Astaxanthin, a pink carotenoid is used as pigment in salmon feed. Salmonids accumulate astaxanthin and related carotenoids in muscle tissue which give the flesh the characteristic pink colour. This colour is related to good flesh quality of salmonids. Humans eating salmon consume relatively high amounts of astaxanthin, which could work as a good source of antioxidants and a source of provitamin A. Earlier another carotenoid, cantaxanthin, was used as well as astaxanthin in the salmon feed. Nowadays, canthaxanthin is illegal to use in the Norwegian farmed Atlantic salmon industry, due to efflorescence of canthaxanthin in the human retina, and possible toxicity of canthaxanthin when used in high doses.
Flavanoids are a huge class of pigments which are presented in nature as yellow-red-blue colours. Flavanoids are divided into six main subclasses, where anthocyanidines are the most known subclass. Of anthocyanidines, anthocyanins are most known due to the presence in the skin of blue grapes. Flavanoids has a series of biological effects. They work as; antioxidants, antiasthmatic-, antiallergic-, antiviral-, antimicrobial-, antifungal- and anticancer agents, inhibitors of enzymes, regulating estrogens activity and have functions in regeneration of membrane-bounded antioxidants as vitamin C and E. As food supplement anthocyanins and hibiscus (both E163) are used and give a red-violet/red colour to the products.

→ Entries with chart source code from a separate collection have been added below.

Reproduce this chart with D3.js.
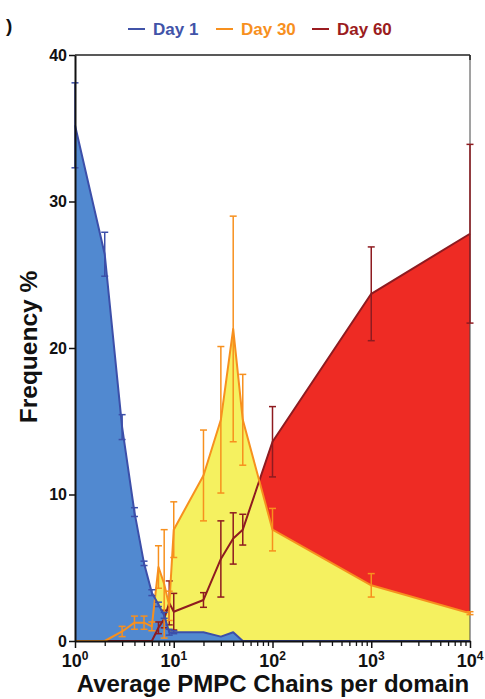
<!DOCTYPE html>
<html>
<head>
<meta charset="utf-8">
<script src="https://cdn.jsdelivr.net/npm/d3@7"></script>
<style>
body { margin: 0; background: #fff; }
text { font-family: "Liberation Sans", Arial, sans-serif; font-weight: bold; }
</style>
</head>
<body>
<script>
var svgWidth = 485;
var svgHeight = 699;

var margin = {top: 55, left: 75};

// x positions (chains per domain)
var chains = [1, 2, 3, 4, 5, 6, 7, 8, 9, 10, 20, 30, 40, 50, 100, 1000, 10000];

var day1 = [35.2, 26.4, 14.6, 8.8, 5.3, 3.3, 2.5, 1.75, 0.6, 0.6, 0.6, 0.3, 0.6, 0, 0, 0, 0];
var day1Err = [2.9, 1.5, 0.85, 0.3, 0.15, 0.2, 0.15, 0.2, 0.2, 0.1, 0, 0, 0, 0, 0, 0, 0];

var day30 = [0, 0, 0.65, 1.25, 1.25, 1.0, 5.05, 3.9, 2.4, 7.6, 11.3, 15.1, 21.3, 15.1, 7.6, 3.8, 1.9];
var day30Err = [0, 0, 0.35, 0.45, 0.45, 0.3, 1.45, 3.7, 1.0, 1.9, 3.1, 5.0, 7.7, 3.1, 1.45, 0.8, 0.1];

var day60 = [0, 0, 0, 0, 0, 0, 0.9, 1.5, 2.6, 2.0, 2.8, 5.6, 7.0, 7.6, 13.6, 23.7, 27.8];
var day60Err = [0, 0, 0, 0, 0, 0, 0.4, 0.6, 1.5, 1.25, 0.5, 2.6, 1.75, 1.05, 2.4, 3.2, 6.1];

var yTicks = [0, 10, 20, 30, 40];
var xExponents = [0, 1, 2, 3, 4];

var series = [
    {name: "Day 60", values: day60, err: day60Err, line: "#8e1b20", fill: "#ee2b24", text: "#9b1c20"},
    {name: "Day 30", values: day30, err: day30Err, line: "#f7901e", fill: "#f5f160", text: "#f7901e"},
    {name: "Day 1", values: day1, err: day1Err, line: "#3c4fa9", fill: "#5189d0", text: "#4153a8"}
];

var svg = d3.select("body").append("svg")
    .attr("width", svgWidth)
    .attr("height", svgHeight);

var x = d3.scaleLog()
    .domain([1, 10000])
    .range([margin.left, margin.left + 395]);

var y = d3.scaleLinear()
    .domain([0, 40])
    .range([641, margin.top]);

// areas first (red, yellow, blue)
series.forEach(function(s) {
    var pts = chains.map(function(c, i) { return {x: c, y: s.values[i], e: s.err[i]}; });
    s.pts = pts;
    svg.append("path")
        .datum(pts)
        .attr("fill", s.fill)
        .attr("d", d3.area()
            .x(function(d) { return x(d.x); })
            .y0(y(0))
            .y1(function(d) { return y(d.y); }));
});

// frame: top and right
svg.append("line")
    .attr("x1", x(1)).attr("x2", x(10000))
    .attr("y1", y(40)).attr("y2", y(40))
    .attr("stroke", "#222").attr("stroke-width", 1.5);
svg.append("line")
    .attr("x1", x(10000)).attr("x2", x(10000))
    .attr("y1", y(40)).attr("y2", y(0))
    .attr("stroke", "#444").attr("stroke-width", 1);
svg.append("line")
    .attr("x1", x(10000)).attr("x2", x(10000))
    .attr("y1", y(40)).attr("y2", y(40) + 5)
    .attr("stroke", "#222").attr("stroke-width", 1.5);

// lines and error bars
series.forEach(function(s) {
    var g = svg.append("g");
    var withErr = s.pts.filter(function(d) { return d.e > 0; });
    g.selectAll("line.err")
        .data(withErr)
        .enter().append("line")
        .attr("class", "err")
        .attr("x1", function(d) { return x(d.x); })
        .attr("x2", function(d) { return x(d.x); })
        .attr("y1", function(d) { return y(Math.max(0, d.y - d.e)); })
        .attr("y2", function(d) { return y(d.y + d.e); })
        .attr("stroke", s.line)
        .attr("stroke-width", 1.5);
    g.selectAll("line.capTop")
        .data(withErr)
        .enter().append("line")
        .attr("class", "capTop")
        .attr("x1", function(d) { return x(d.x) - 3.5; })
        .attr("x2", function(d) { return x(d.x) + 3.5; })
        .attr("y1", function(d) { return y(d.y + d.e); })
        .attr("y2", function(d) { return y(d.y + d.e); })
        .attr("stroke", s.line)
        .attr("stroke-width", 1.5);
    g.selectAll("line.capBot")
        .data(withErr.filter(function(d) { return d.y - d.e > 0; }))
        .enter().append("line")
        .attr("class", "capBot")
        .attr("x1", function(d) { return x(d.x) - 3.5; })
        .attr("x2", function(d) { return x(d.x) + 3.5; })
        .attr("y1", function(d) { return y(d.y - d.e); })
        .attr("y2", function(d) { return y(d.y - d.e); })
        .attr("stroke", s.line)
        .attr("stroke-width", 1.5);
    g.append("path")
        .datum(s.pts)
        .attr("fill", "none")
        .attr("stroke", s.line)
        .attr("stroke-width", 2)
        .attr("stroke-linejoin", "round")
        .attr("d", d3.line()
            .x(function(d) { return x(d.x); })
            .y(function(d) { return y(d.y); }));
});

// y axis
var yAxis = svg.append("g")
    .attr("transform", "translate(" + x(1) + ",0)")
    .call(d3.axisLeft(y).tickValues(yTicks).tickSize(6).tickPadding(2).tickSizeOuter(0));
yAxis.select(".domain").attr("stroke", "#111").attr("stroke-width", 2);
yAxis.selectAll(".tick line").attr("stroke", "#111").attr("stroke-width", 1.5);
yAxis.selectAll(".tick text")
    .attr("font-size", 16)
    .attr("font-family", "Liberation Sans, Arial, sans-serif")
    .attr("font-weight", "bold")
    .attr("fill", "#111");

// x axis: minor ticks
var minor = [];
for (var p = 0; p < 4; p++) {
    for (var k = 2; k <= 9; k++) minor.push(k * Math.pow(10, p));
}
var xMinor = svg.append("g")
    .attr("transform", "translate(0," + y(0) + ")")
    .call(d3.axisBottom(x).tickValues(minor).tickSize(5).tickFormat("").tickSizeOuter(0));
xMinor.select(".domain").remove();
xMinor.selectAll(".tick line").attr("stroke", "#111").attr("stroke-width", 1.3);

var xAxis = svg.append("g")
    .attr("transform", "translate(0," + y(0) + ")")
    .call(d3.axisBottom(x)
        .tickValues(xExponents.map(function(e) { return Math.pow(10, e); }))
        .tickSize(7).tickFormat("").tickSizeOuter(0));
xAxis.select(".domain").attr("stroke", "#111").attr("stroke-width", 2);
xAxis.selectAll(".tick line").attr("stroke", "#111").attr("stroke-width", 1.5);

// x tick labels with superscripts
xExponents.forEach(function(e) {
    var t = svg.append("text")
        .attr("x", x(Math.pow(10, e)))
        .attr("y", 667)
        .attr("text-anchor", "middle")
        .attr("font-size", 18)
        .attr("fill", "#111");
    t.append("tspan").text("10");
    t.append("tspan").attr("font-size", 12).attr("dy", -7).text(e);
});

// axis titles
svg.append("text")
    .attr("x", 273)
    .attr("y", 692)
    .attr("text-anchor", "middle")
    .attr("font-size", 24)
    .attr("fill", "#111")
    .text("Average PMPC Chains per domain");

svg.append("text")
    .attr("transform", "translate(37," + 347 + ") rotate(-90)")
    .attr("text-anchor", "middle")
    .attr("font-size", 24.5)
    .attr("fill", "#111")
    .text("Frequency %");

// panel letter remnant
svg.append("text")
    .attr("x", 6)
    .attr("y", 32)
    .attr("font-size", 19)
    .attr("fill", "#111")
    .text(")");

// legend
var legendItems = [series[2], series[1], series[0]];
var legendX = [128, 216, 312];
legendItems.forEach(function(s, i) {
    svg.append("line")
        .attr("x1", legendX[i]).attr("x2", legendX[i] + 17)
        .attr("y1", 29).attr("y2", 29)
        .attr("stroke", s.text)
        .attr("stroke-width", 2);
    svg.append("text")
        .attr("x", legendX[i] + 25)
        .attr("y", 35)
        .attr("font-size", 17)
        .attr("fill", s.text)
        .text(s.name);
});
</script>
</body>
</html>
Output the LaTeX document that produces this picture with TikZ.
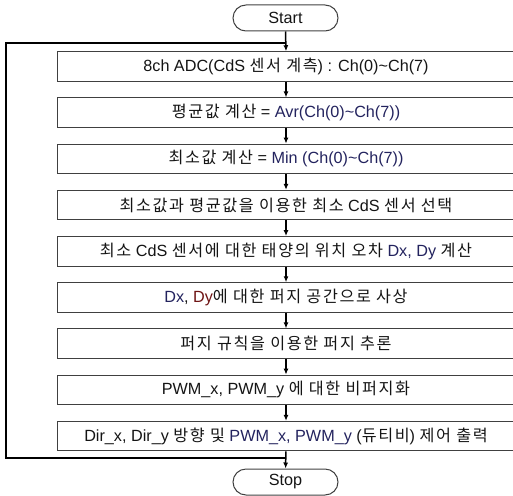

Betalains are a small class of pigments containing of about 55 chemical structures with a wide range of different colours in the yellow-orange-red spectra. They are fitted for use in low-acid and neutral products where anthocyanins loose their performance and have spectacular changes in colour. Batalains are therefore substitutes for anthocyanins in the pH range 3-7. As a food colorant, extracted betanin (E162) from Beetroot is used.
Plant porphyrins consist of chlorophylls, green pigments that are ubiquitous in nature since they are responsible for the photosynthetic process. In spite of their abundance, however, it is primarily plants such as alfalfa, nettle and leaves of carrot which are used as sources of these colorants. Due to their chemical structure they are divided into two groups; chlorophyll A and chlorophyll B, where chlorophyll A is most widely used industrially. When used together with lipids, the pro oxidant activity of these components has to be taken under consideration. After extraction it is separated from the carotenoids such as lutein and subsequently purified. Chlorophyll is extremely sensitive to heat and light and it is converted into a substance where the magnesium ion is replaced by a copper ion, which means that it can no longer be considered as a “natural” product. The benefits of this compound are that it is more stable and have a more intense colour compared to natural chlorophyll A. To make these compounds soluble in aqueous media, alkaline hydrolyses made sodium and potassium salts of chlorophylls resulting in increased solubility of the colorant.
As a conclusion, natural pigments used as food colorants are good colorants in a wide colourspectrum, and a source of healthy components in many food products. These healthy properties are mostly due antioxidant activity, and the opportunity to make functional food based on natural pigments is potential. Some natural pigments are already used in pharmacologic products, such as anti inflammatory drugs based on water soluble carotenoids.